A credit-rating agency is flagging a housing-related risk to the Canadian financial system.

As property values have soared, Canadians have been increasingly securing loans through home equity lines of credit, or HELOCS — which let borrowers tap into the value of their home even if they aren’t finished paying off a mortgage.

This potentially troubling trend poses risks for the financial system as a whole, says DBRS in a new report.

In January, borrowers in Canada owed a whopping $243 billion in HELOC debt, which worked out to 11.3 percent of all household credit. Same time last year, outstanding HELOC balances represented a 10.7 percent share.

DBRS is already concerned about Canadian home prices, especially those in the Toronto and Vancouver areas, and HELOCs only add to financial system vulnerabilities.

The Canada Mortgage and Housing Corporation, a Crown agency, has regularly voiced concern over overvaluation, which occurs when home prices are out of line with fundamentals such as employment conditions, in the country’s highest-priced markets.

If home prices corrected from overvalued levels, consumers with HELOCs could find themselves in a pinch, DBRS notes.

“In the event of a correction, borrowers could find themselves with a debt load that exceeds the value of their home, which is often referred to as negative equity,” writes Robert Colangelo, senior vice president, global financial institutions group, at DBRS.

Financial institutions might change HELOC limits or require principal payments (Canadians with HELOCs today can opt to only pay off interest, which is part of their appeal, and a recent survey suggests a quarter of consumers are doing just that).

Changes financial institutions can make could reduce risks for them, but for consumers? “It may also limit the borrower’s access to credit during a time of financial difficulty. Borrowers with negative equity may therefore have an elevated risk of defaulting,” Colangelo explains.

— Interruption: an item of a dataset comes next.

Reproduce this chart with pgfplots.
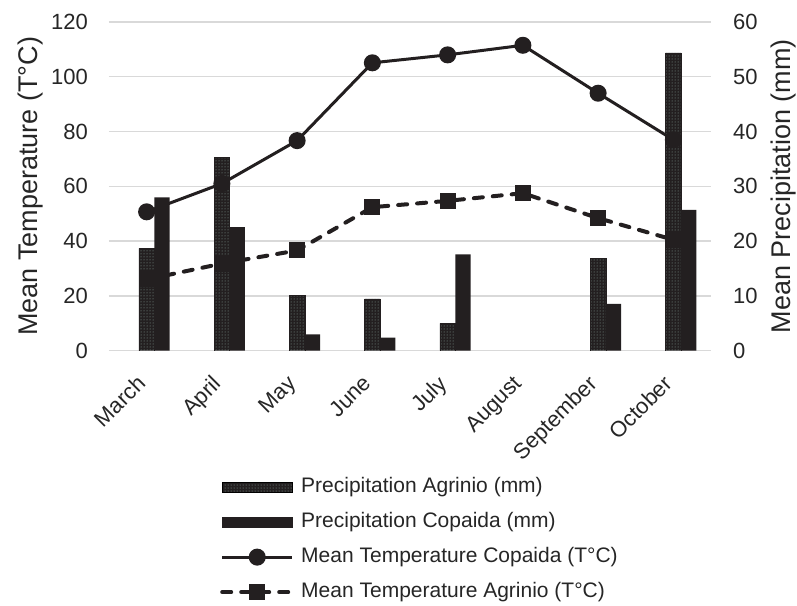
\documentclass[border=0pt]{standalone}
\usepackage{fontspec}
\setmainfont{Liberation Sans}
\usepackage{pgfplots}
\pgfplotsset{compat=1.18}
\usetikzlibrary{patterns}

\definecolor{ink}{HTML}{231F20}
\definecolor{txt}{HTML}{262626}
\definecolor{gridc}{HTML}{D9D9D9}
\definecolor{speck}{HTML}{8FA8A0}

% precipitation, mm (right axis)
\pgfplotstableread{
x  agr    cop
0  18.7   28.0
1  35.35  22.55
2  10.05  3.0
3  9.45   2.4
4  5.0    17.6
6  16.8   8.55
7  54.35  25.7
}\prec

% mean temperature (left axis)
\pgfplotstableread{
x  cop    agr
0  50.7   26.0
1  61.0   31.8
2  76.7   36.6
3  105.1  52.4
4  108.0  54.7
5  111.5  57.5
6  94.0   48.4
7  77.0   40.5
}\temp

\pgfplotsset{
  base/.style={
    width=602pt, height=328.7pt, scale only axis,
    xmin=-0.5, xmax=7.5,
    axis line style={draw=none},
    tick style={draw=none},
    /pgf/number format/assume math mode=true,
    tick label style={font=\fontsize{22}{22}\selectfont, text=txt},
    label style={font=\fontsize{27}{27}\selectfont, text=txt},
  },
  agrbar/.style={ybar, bar width=15.4pt, bar shift=0pt,
    fill=ink, draw=ink, line width=0.4pt,
    postaction={pattern=dots, pattern color=speck}},
  copbar/.style={ybar, bar width=15.4pt, bar shift=15.4pt,
    fill=ink, draw=none},
}

\begin{document}
\begin{tikzpicture}
\useasboundingbox (-109pt,-254.3pt) rectangle (688pt,350.7pt);

% right axis: grid and Agrinio bars
\begin{axis}[base,
  ymin=0, ymax=60, ytick={0,10,...,60},
  axis y line*=right, axis x line=none,
  ymajorgrids, grid style={gridc, line width=1.3pt},
  yticklabel style={anchor=west, inner sep=0pt, xshift=22pt},
  ylabel={Mean Precipitation (mm)},
  ylabel style={at={(axis description cs:1.12,0.5)}, anchor=center},
]
\addplot[agrbar] table[x=x, y=agr] {\prec};
\end{axis}

% left axis: temperature lines and legend
\begin{axis}[base,
  ymin=0, ymax=120, ytick={0,20,...,120},
  axis y line*=left, axis x line*=bottom,
  xtick={0,...,7},
  xticklabels={March,April,May,June,July,August,September,October},
  xticklabel style={xshift=-11pt, yshift=-23pt, rotate=45, anchor=north east, inner sep=0pt},
  yticklabel style={anchor=east, inner sep=0pt, xshift=-21pt},
  ylabel={Mean Temperature (T°C)},
  ylabel style={at={(axis description cs:-0.131,0.5)}, anchor=center},
  legend style={at={(axis description cs:0.1844,-0.384)}, anchor=north west,
    draw=none, fill=none, inner sep=0pt, row sep=15pt, column sep=7pt,
    font=\fontsize{21}{21}\selectfont, text=txt,
    nodes={inner sep=0pt, text height=15pt, text depth=5pt}},
  legend cell align=left,
  legend image code/.code={\draw[mark repeat=2, mark phase=2, #1]
    plot coordinates {(0pt,0pt) (35pt,0pt) (70pt,0pt)};},
]
\addlegendimage{legend image code/.code={
  \fill[ink] (0pt,-5pt) rectangle (70pt,5pt);
  \fill[pattern=dots, pattern color=speck] (0pt,-5pt) rectangle (70pt,5pt);}}
\addlegendentry{Precipitation Agrinio (mm)}
\addlegendimage{legend image code/.code={\fill[ink] (0pt,-5pt) rectangle (70pt,5pt);}}
\addlegendentry{Precipitation Copaida (mm)}
\addplot[ink, line width=3pt, mark=*, mark size=7pt, mark options={solid}]
  table[x=x, y=cop] {\temp};
\addlegendentry{Mean Temperature Copaida (T°C)}
\addplot[ink, line width=4pt, line cap=round, dash pattern=on 9pt off 10pt,
  mark=square*, mark size=6pt, mark options={solid, line cap=butt}]
  table[x=x, y=agr] {\temp};
\addlegendentry{Mean Temperature Agrinio (T°C)}
\end{axis}

% Copaida bars on top
\begin{axis}[base, hide axis, ymin=0, ymax=60]
\addplot[copbar] table[x=x, y=cop] {\prec};
\end{axis}
\end{tikzpicture}
\end{document}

That homeowners can turn to HELOCs during tough financial is double-edged. On the one hand, as Colangelo makes clear, they can come in handy in a pinch. But they can also mask a borrower’s true financial situation, at least for a time.

A HELOC could be used to make lower-interest payments on consolidated debt, for example, or to cover daily expenses. “As a result, lenders may not observe the initial phases of borrower’s financial distress, if borrowers’ use their HELOC to make regular payments on their other loans,” says Colangelo.